The news of the death first broke on the Facebook page of Cuesports Singapore, a national sports association (NSA).

It identified the man as Mr Ang Yong Han, a competitive pool player.


In a joint statement released on Thursday evening, the Ministry of Health (MOH) and the National Environment Agency (NEA) said they have been notified of the death of a dengue patient who lived at Hougang Avenue 1.


They said this is the first dengue death case this year and it highlights the urgency for greater community vigilance to stamp out possible mosquito-breeding spots.


Mr Ang was seen at Tan Tock Seng Hospital's (TTSH) Emergency Department (ED) on 23 May and diagnosed as having viral fever, said the statement.


His condition was reported to be stable and he was discharged with advice to return to the ED if his symptoms worsened.


He was also asked to visit an outpatient clinic for follow up and a repeat blood test.


Mr Ang subsequently returned to TTSH's ED on 26 May and was admitted as a dengue case.


His condition worsened despite the aggressive blood transfusion treatment, organ systems support and close monitoring, said a TTSH statement.
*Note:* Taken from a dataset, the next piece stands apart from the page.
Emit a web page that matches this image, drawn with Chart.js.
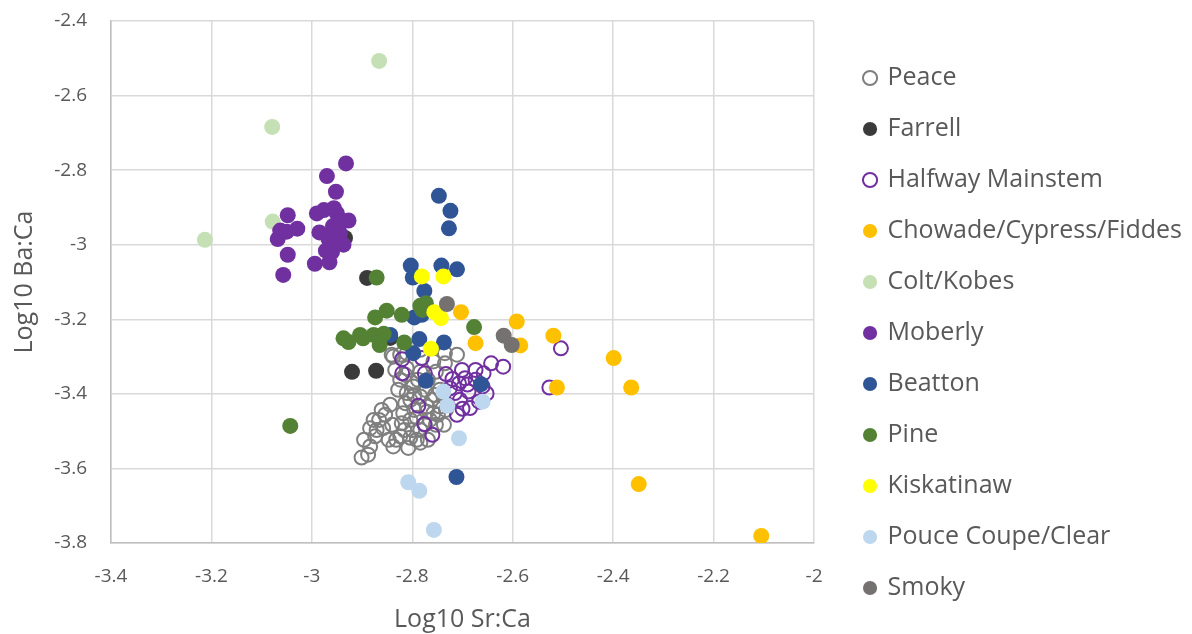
<!DOCTYPE html>
<html>
<head>
<meta charset="utf-8">
<script src="https://cdn.jsdelivr.net/npm/chart.js@4.4.0/dist/chart.umd.min.js"></script>
<style>
  html, body { margin: 0; padding: 0; background: #fff; }
  #box { width: 1192px; height: 634px; }
</style>
</head>
<body>
<div id="box"><canvas id="grafico"></canvas></div>
<script>
// serie: Log10 Sr:Ca (x) e Log10 Ba:Ca (y)
var nomiSerie = ['Peace', 'Farrell', 'Halfway Mainstem', 'Chowade/Cypress/Fiddes', 'Colt/Kobes',
  'Moberly', 'Beatton', 'Pine', 'Kiskatinaw', 'Pouce Coupe/Clear', 'Smoky'];

var peaceX = [-2.901, -2.884, -2.861, -2.877, -2.884, -2.871, -2.858, -2.874, -2.838, -2.824, -2.821, -2.818,
  -2.814, -2.811, -2.798, -2.784, -2.771, -2.758, -2.745, -2.738, -2.784, -2.791, -2.765, -2.838, -2.811,
  -2.758, -2.735, -2.711, -2.811, -2.841, -2.824, -2.804, -2.800, -2.775, -2.796, -2.775, -2.761, -2.789,
  -2.824, -2.834, -2.828, -2.753, -2.804, -2.784, -2.854, -2.840, -2.847, -2.896, -2.888, -2.866, -2.745,
  -2.753, -2.804, -2.771, -2.796, -2.816, -2.814, -2.800, -2.784, -2.769, -2.755, -2.749, -2.769, -2.808,
  -2.832, -2.844, -2.791, -2.737, -2.733, -2.784, -2.735];
var peaceY = [-3.571, -3.541, -3.443, -3.470, -3.492, -3.497, -3.492, -3.514, -3.541, -3.514, -3.479, -3.452,
  -3.425, -3.398, -3.380, -3.407, -3.434, -3.452, -3.434, -3.407, -3.497, -3.523, -3.470, -3.300, -3.291,
  -3.313, -3.318, -3.295, -3.331, -3.295, -3.295, -3.470, -3.497, -3.483, -3.443, -3.389, -3.416, -3.362,
  -3.362, -3.336, -3.389, -3.483, -3.518, -3.531, -3.456, -3.483, -3.523, -3.523, -3.563, -3.470, -3.389,
  -3.341, -3.416, -3.448, -3.403, -3.497, -3.349, -3.371, -3.341, -3.362, -3.403, -3.456, -3.523, -3.545,
  -3.523, -3.429, -3.464, -3.483, -3.443, -3.282, -3.291];

var farrellX = [-2.890, -2.920, -2.872, -2.844, -2.934];
var farrellY = [-3.089, -3.341, -3.338, -3.250, -2.982];

var halfwayX = [-2.504, -2.527, -2.619, -2.643, -2.820, -2.820, -2.775, -2.781, -2.733, -2.701, -2.674, -2.658,
  -2.652, -2.707, -2.688, -2.705, -2.685, -2.711, -2.788, -2.776, -2.760, -2.667, -2.715, -2.695, -2.674,
  -2.725, -2.690, -2.720, -2.660, -2.700];
var halfwayY = [-3.278, -3.383, -3.327, -3.318, -3.307, -3.345, -3.345, -3.304, -3.347, -3.336, -3.336, -3.345,
  -3.399, -3.372, -3.394, -3.416, -3.438, -3.456, -3.432, -3.481, -3.510, -3.421, -3.398, -3.358, -3.362,
  -3.385, -3.375, -3.360, -3.380, -3.440];

var chowadeX = [-2.703, -2.592, -2.674, -2.585, -2.519, -2.512, -2.399, -2.364, -2.349, -2.105];
var chowadeY = [-3.181, -3.206, -3.264, -3.270, -3.244, -3.383, -3.304, -3.383, -3.642, -3.781];

var coltX = [-2.866, -3.079, -3.213, -3.078];
var coltY = [-2.507, -2.684, -2.987, -2.938];

var moberlyX = [-2.932, -2.970, -2.952, -2.990, -2.976, -2.956, -2.950, -2.927, -3.048, -3.029, -3.063, -3.068,
  -3.050, -2.985, -2.967, -2.944, -2.937, -2.964, -2.972, -3.048, -2.994, -2.965, -3.057, -2.958, -2.944, -2.960];
var moberlyY = [-2.782, -2.816, -2.858, -2.916, -2.907, -2.902, -2.916, -2.935, -2.921, -2.957, -2.962, -2.985,
  -2.965, -2.967, -2.983, -2.969, -3.000, -2.996, -3.016, -3.027, -3.051, -3.047, -3.081, -2.950, -2.940, -3.020];

var beattonX = [-2.747, -2.724, -2.727, -2.803, -2.742, -2.711, -2.799, -2.776, -2.796, -2.781, -2.844, -2.786,
  -2.737, -2.798, -2.773, -2.663, -2.712];
var beattonY = [-2.869, -2.909, -2.956, -3.056, -3.056, -3.066, -3.088, -3.124, -3.195, -3.188, -3.242, -3.253,
  -3.262, -3.291, -3.365, -3.374, -3.623];

var pineX = [-2.871, -2.784, -2.773, -2.851, -2.821, -2.874, -2.677, -2.937, -2.927, -2.904, -2.877, -2.857,
  -2.865, -2.816, -2.898, -3.043, -2.780];
var pineY = [-3.088, -3.164, -3.157, -3.177, -3.188, -3.195, -3.221, -3.251, -3.261, -3.242, -3.242, -3.239,
  -3.269, -3.262, -3.251, -3.486, -3.175];

var kiskX = [-2.781, -2.738, -2.756, -2.743, -2.763];
var kiskY = [-3.085, -3.085, -3.181, -3.197, -3.279];

var pouceX = [-2.738, -2.730, -2.660, -2.707, -2.808, -2.786, -2.757];
var pouceY = [-3.394, -3.432, -3.421, -3.519, -3.637, -3.660, -3.765];

var smokyX = [-2.731, -2.618, -2.602];
var smokyY = [-3.159, -3.244, -3.269];

var tuttiX = [peaceX, farrellX, halfwayX, chowadeX, coltX, moberlyX, beattonX, pineX, kiskX, pouceX, smokyX];
var tuttiY = [peaceY, farrellY, halfwayY, chowadeY, coltY, moberlyY, beattonY, pineY, kiskY, pouceY, smokyY];
var colori = ['#7F7F7F', '#3A3A3A', '#7030A0', '#FFC000', '#C5E0B4', '#7030A0', '#2F5597', '#548235',
  '#FFFF00', '#BDD7EE', '#767171'];
var vuoti = [true, false, true, false, false, false, false, false, false, false, false];

var testo = '#595959';
var font = 'Open Sans';
var fontLegenda = 25;
var padLegenda = 26;

// costruisco i dataset
var datasets = [];
for (var i = 0; i < nomiSerie.length; i++) {
  var punti = [];
  for (var j = 0; j < tuttiX[i].length; j++) {
    punti.push({ x: tuttiX[i][j], y: tuttiY[i][j] });
  }
  datasets.push({
    label: nomiSerie[i],
    data: punti,
    order: nomiSerie.length - i,
    pointStyle: 'circle',
    pointRadius: vuoti[i] ? 7 : 8,
    pointHoverRadius: vuoti[i] ? 7 : 8,
    pointBorderWidth: vuoti[i] ? 2 : 0,
    pointBackgroundColor: vuoti[i] ? 'rgba(255,255,255,0)' : colori[i],
    pointBorderColor: colori[i],
    backgroundColor: vuoti[i] ? 'rgba(255,255,255,0)' : colori[i],
    borderColor: colori[i]
  });
}

function etichetta(v) {
  return String(Number(v.toFixed(1)));
}

// larghezza della legenda, per lasciare lo spazio giusto tra grafico e legenda
var misura = document.createElement('canvas').getContext('2d');
misura.font = fontLegenda + 'px "' + font + '"';
var testoMax = 0;
for (var k = 0; k < nomiSerie.length; k++) {
  testoMax = Math.max(testoMax, misura.measureText(nomiSerie[k]).width);
}
var largLegenda = padLegenda + 10 + fontLegenda / 2 + testoMax + 10;
var spazioDestra = Math.max(0, 1192 - 814 - largLegenda);

var ctx = document.getElementById('grafico');
var grafico = new Chart(ctx, {
  type: 'scatter',
  data: { datasets: datasets },
  options: {
    responsive: true,
    maintainAspectRatio: false,
    animation: false,
    layout: { padding: { top: 11, left: 6, right: 0, bottom: 0 } },
    plugins: {
      tooltip: { enabled: false },
      legend: {
        position: 'right',
        reverse: true,
        maxWidth: 420,
        title: { display: true, text: '', font: { size: 10 }, padding: { top: 4.5, bottom: 4.5 } },
        labels: {
          usePointStyle: true,
          boxWidth: 10,
          boxHeight: 10,
          padding: padLegenda,
          color: testo,
          font: { family: font, size: fontLegenda }
        }
      }
    },
    scales: {
      x: {
        type: 'linear',
        min: -3.4,
        max: -2,
        afterFit: function(s) { s.height = 91; },
        ticks: { stepSize: 0.2, callback: etichetta, color: testo, padding: 22,
          font: { family: font, size: 19 }, maxRotation: 0 },
        grid: { color: '#D9D9D9', lineWidth: 1.5, drawTicks: false },
        border: { color: '#BFBFBF', width: 1.5 },
        title: { display: true, text: 'Log10 Sr:Ca', color: testo, padding: { top: 4, bottom: 1.5 },
          font: { family: font, size: 25, lineHeight: 1 } }
      },
      y: {
        type: 'linear',
        min: -3.8,
        max: -2.4,
        afterFit: function(s) { s.width = 105; s.paddingTop = 21; s.paddingBottom = 12; },
        ticks: { stepSize: 0.2, callback: etichetta, color: testo, padding: 24,
          font: { family: font, size: 19 } },
        grid: { color: '#D9D9D9', lineWidth: 1.5, drawTicks: false },
        border: { color: '#BFBFBF', width: 1.5 },
        title: { display: true, text: 'Log10 Ba:Ca', color: testo, padding: { top: 6.5, bottom: 4 },
          font: { family: font, size: 25, lineHeight: 1 } }
      },
      spazio: {
        type: 'linear',
        position: 'right',
        display: true,
        afterFit: function(s) { s.width = spazioDestra; },
        ticks: { display: false },
        grid: { display: false },
        border: { display: false }
      }
    }
  }
});
</script>
</body>
</html>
Mr Ang died from Dengue Shock Syndrome on 29 May.


Family members of Mr Ang told reporters that his death was sudden, because he died just a few days after being admitted. They said that his blood platelet count dropped to a dangerously low level in a matter of days. Questions still remain on their minds as to how his illness was not detected earlier.

Those who knew Mr Ang said his future as an athlete was bright.


As a pool player, he had just joined the national training squad.


Mr Aaron Koh, who is in charge of the players at Cuesports Singapore, said: "I think it's a great loss for the pool community because character-wise he's a very nice guy and of course he had the potential to be one of the top players in Singapore."


NEA is conducting thorough vector control operations at the vicinity of Mr Ang's residence in Hougang, which is a dengue cluster.

Singapore is currently in the midst of a dengue fever outbreak.


So far, more than 8,000 people have come down with the viral infection that is spread by the Aedes mosquito.


The authorities urge residents to cooperate fully with NEA inspectors conducting ground operations.

They also strongly encourage all Singaporeans to take appropriate precautions to prevent mosquito breeding by doing the Mozzie Wipeout weekly.